RETOUR DANS LA ZONE 51
Les doutes émis quant à la crédibilité de Robert Lazar n’ont pas découragé les amateurs d’ovnis. Pour eux, Lazar est « authentique » et ses déboires découlent d’une machination gouvernementale pour le discréditer.
Au lendemain des déclarations de Robert Lazar, des ufologues se sont donné rendezvous dans les montagnes entourant Groom Lake. De ces sommets, ils pouvaient surveiller de loin les activités de la base.
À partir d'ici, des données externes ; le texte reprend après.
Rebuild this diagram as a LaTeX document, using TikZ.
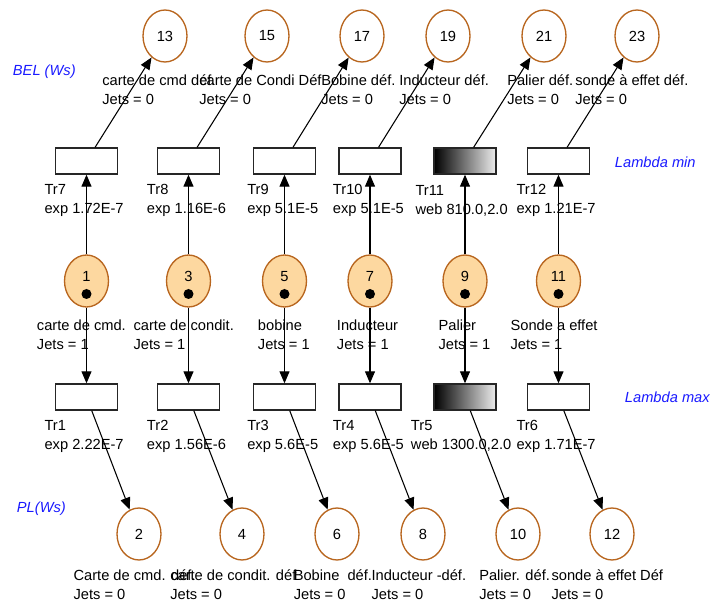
\documentclass[tikz,border=0pt]{standalone}
\usepackage{fontspec}
\setmainfont{Liberation Sans}
\usepackage{xcolor}
\usepackage{tikz}
\usetikzlibrary{arrows.meta,shapes.geometric}
\definecolor{placeline}{HTML}{B8661F}
\definecolor{placefill}{HTML}{FDD8A0}
\definecolor{noteblue}{HTML}{1A1AFF}
\tikzset{
  place/.style={ellipse, draw=placeline, line width=1pt, inner sep=0pt, minimum width=33pt, minimum height=39pt, font=\fontsize{11}{13}\selectfont},
  mplace/.style={place, fill=placefill, text depth=7.5pt},
  token/.style={circle, fill=black, inner sep=0pt, minimum size=7.5pt},
  trans/.style={rectangle, draw=black!85, line width=1pt, inner sep=0pt, minimum width=46.5pt, minimum height=19.5pt},
  wtrans/.style={trans, left color=black, right color=white!93!black},
  flow/.style={draw=black, line width=0.8pt, -{Triangle[length=9pt,width=7.5pt]}},
  lab/.style={anchor=west, align=left, inner sep=0pt, font=\fontsize{11}{14.25}\selectfont},
  note/.style={anchor=west, inner sep=0pt, text=noteblue, font=\fontsize{11}{13}\selectfont\itshape},
}
\begin{document}
\begin{tikzpicture}[x=0.75pt,y=-0.75pt]
  \useasboundingbox (0,0) rectangle (726,602);
  % row names
  \node[note] (bel) at (12.7,71.7) {BEL (Ws)};
  \node[note] (lmin) at (614.7,162) {Lambda min};
  \node[note] (lmax) at (624.7,397) {Lambda max};
  \node[note] (pl) at (16.7,509) {PL(Ws)};
  % top places
  \node[place] (p13) at (165,36) {13};
  \node[place] (p15) at (267,36) {15};
  \node[place] (p17) at (362,36) {17};
  \node[place] (p19) at (448,36) {19};
  \node[place] (p21) at (544,36) {21};
  \node[place] (p23) at (637,36) {23};
  \node[lab] (l13) at (102,90) {carte de cmd déf.\\Jets = 0};
  \node[lab] (l15) at (199,90) {carte de Condi Déf\\Jets = 0};
  \node[lab] (l17) at (321,90) {Bobine déf.\\Jets = 0};
  \node[lab] (l19) at (399,90) {Inducteur déf.\\Jets = 0};
  \node[lab] (l21) at (507,90) {Palier déf.\\Jets = 0};
  \node[lab] (l23) at (575,90) {sonde à effet déf.\\Jets = 0};
  % lambda min transitions
  \node[trans] (t7) at (86.5,161) {};
  \node[trans] (t8) at (188.5,161) {};
  \node[trans] (t9) at (284.5,161) {};
  \node[trans] (t10) at (370,161) {};
  \node[wtrans] (t11) at (465,161) {};
  \node[trans] (t12) at (558.5,161) {};
  \node[lab] (lt7) at (44.3,200.5) {Tr7\\exp 1.72E-7};
  \node[lab] (lt8) at (146.7,200.5) {Tr8\\exp 1.16E-6};
  \node[lab] (lt9) at (247,200.5) {Tr9\\exp 5.1E-5};
  \node[lab] (lt10) at (332.7,200.5) {Tr10\\exp 5.1E-5};
  \node[lab] (lt11) at (415.3,200.5) {Tr11\\web 810.0,2.0};
  \node[lab] (lt12) at (516.3,200.5) {Tr12\\exp 1.21E-7};
  % marked places
  \node[mplace] (p1) at (86.5,281) {1};
  \node[mplace] (p3) at (188.5,281) {3};
  \node[mplace] (p5) at (284.5,281) {5};
  \node[mplace] (p7) at (370,281) {7};
  \node[mplace] (p9) at (465,281) {9};
  \node[mplace] (p11) at (558.5,281) {11};
  \node[token] (k1) at (86.5,294) {};
  \node[token] (k3) at (188.5,294) {};
  \node[token] (k5) at (284.5,294) {};
  \node[token] (k7) at (370,294) {};
  \node[token] (k9) at (465,294) {};
  \node[token] (k11) at (558.5,294) {};
  \node[lab] (l1) at (36.7,334.5) {carte de cmd.\\Jets = 1};
  \node[lab] (l3) at (133.3,334.5) {carte de condit.\\Jets = 1};
  \node[lab] (l5) at (257.7,334.5) {bobine\\Jets = 1};
  \node[lab] (l7) at (336.7,334.5) {Inducteur\\Jets = 1};
  \node[lab] (l9) at (438.3,334.5) {Palier\\Jets = 1};
  \node[lab] (l11) at (510.3,334.5) {Sonde a effet\\Jets = 1};
  % lambda max transitions
  \node[trans] (t1) at (86.5,397) {};
  \node[trans] (t2) at (188.5,397) {};
  \node[trans] (t3) at (284.5,397) {};
  \node[trans] (t4) at (370,397) {};
  \node[wtrans] (t5) at (465,397) {};
  \node[trans] (t6) at (558.5,397) {};
  \node[lab] (lt1) at (44.3,436) {Tr1\\exp 2.22E-7};
  \node[lab] (lt2) at (146.7,436) {Tr2\\exp 1.56E-6};
  \node[lab] (lt3) at (247,436) {Tr3\\exp 5.6E-5};
  \node[lab] (lt4) at (332.7,436) {Tr4\\exp 5.6E-5};
  \node[lab] (lt5) at (410.7,436) {Tr5\\web 1300.0,2.0};
  \node[lab] (lt6) at (516.3,436) {Tr6\\exp 1.71E-7};
  % bottom places
  \node[place] (p2) at (139,534) {2};
  \node[place] (p4) at (242,534) {4};
  \node[place] (p6) at (337,534) {6};
  \node[place] (p8) at (423,534) {8};
  \node[place] (p10) at (518,534) {10};
  \node[place] (p12) at (612,534) {12};
  \node[lab] (l2) at (73.3,585) {Carte de cmd. déf.\\Jets = 0};
  \node[lab] (l4) at (170,585) {carte de condit. déf\\Jets = 0};
  \node[lab] (l6) at (293.5,585) {Bobine~~déf.\\Jets = 0};
  \node[lab] (l8) at (371.3,585) {Inducteur -déf.\\Jets = 0};
  \node[lab] (l10) at (479,585) {Palier. déf.\\Jets = 0};
  \node[lab] (l12) at (551.3,585) {sonde à effet Déf\\Jets = 0};
  % arcs
  \draw[flow] (p1) -- (t7);  \draw[flow] (t7) -- (p13);
  \draw[flow] (p3) -- (t8);  \draw[flow] (t8) -- (p15);
  \draw[flow] (p5) -- (t9);  \draw[flow] (t9) -- (p17);
  \draw[flow] (p7) -- (t10); \draw[flow] (t10) -- (p19);
  \draw[flow] (p9) -- (t11); \draw[flow] (t11) -- (p21);
  \draw[flow] (p11) -- (t12); \draw[flow] (t12) -- (p23);
  \draw[flow] (p1) -- (t1);  \draw[flow] (t1) -- (p2);
  \draw[flow] (p3) -- (t2);  \draw[flow] (t2) -- (p4);
  \draw[flow] (p5) -- (t3);  \draw[flow] (t3) -- (p6);
  \draw[flow] (p7) -- (t4);  \draw[flow] (t4) -- (p8);
  \draw[flow] (p9) -- (t5);  \draw[flow] (t5) -- (p10);
  \draw[flow] (p11) -- (t6); \draw[flow] (t6) -- (p12);
\end{tikzpicture}
\end{document}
Cette présence a tellement agacé les militaires, qu’en octobre 1994 l’armée a acheté 3 972 acres de terre supplémentaires autour de la Zone 51, incluant Bald Mountain où se réunissaient les ufologues.
Du village de Rachel – la plus proche agglomération –, deux routes conduisent à Groom Lake : la route nationale 375, rebaptisée officiellement « Autoroute extraterrestre » (Extraterrestrial Highway) en 1996, et la Back Gate Road. Dans les deux cas, les voyageurs doivent s’arrêter avant d’arriver à destination. Des panneaux les informent en effet qu’ils entrent dans un secteur militaire interdit et qu’à partir de ce point « l’utilisation de la force létale est autorisée » (Deadly Force Autorized). Avis aux téméraires qui seraient tentés d’aller plus loin : le secteur est patrouillé par des agents qui n’entendent pas à rire.
UNE RECONNAISSANCE QUI S’EST FAIT ATTENDRE
Aujourd’hui, la base de Groom Lake est de notoriété publique. Dans des moteurs de recherche comme Google Map, il suffit d’entrer « Groom Lake, Nevada » pour que le logiciel vous amène au-dessus des installations. Mais il n’en a pas toujours été ainsi. Dans les années 1980, l’armée niait l’existence de ces installations. Puis, en août 1998, à la suite d’une demande citoyenne via la loi d’accès à l’information, L’US Air Force a admis exploiter des installations militaires – appelé Nellis Range Complex – près de Groom Lake. « Les activités et les opérations menées à Nellis Range, aussi bien présentes que passées, demeurent toutefois confidentielles et ne peuvent être discutées publiquement », d’ajouter le communiqué.
La « Zone 51 » fait maintenant partie du folklore populaire. Elle a été mentionnée dans les X-files et Independance Day, mais également dans Indiana Jones et le Royaume du Crâne de Cristal (2008), Paul (2011), Le Signal (2014). Même la petite Lisa Simpson s’est retrouvée dans le Zone 51… Les présidents Barack Obama et Bill Clinton ont aussi blagué à son sujet. En 2015, lors d’un passage à l’émission de fin de soirée de Jimmy Kimmel, Bill Clinton a même admis avoir demandé à ses conseillers de voir ce qui se tramait à la Zone 51. « Mais il n’y a là aucun extraterrestre, d’ajouter Clinton, seulement des installations où on développe notre technologie furtive. »
Pour les théoriciens du complot, il en faudra davantage pour les convaincre qu’il n’y a rien « d’extraterrestre » derrière les grilles de la base de Groom Lake. Qui plus est, depuis les révélations de Bob Lazar, d’autres « employés » – tous plus anonymes les uns que les autres – sont venus témoigner qu’il y avait bel et bien des soucoupes volantes dans la Zone 51. Pour certains, ces révélations soulèvent des questions légitimes. « Il n’y a pas de fumée sans feu », disent les complotistes ou, comme le rappelle la devise des X-files, « La vérité est ailleurs »… et pourquoi pas, disent d’aucuns, dans le désert du Nevada?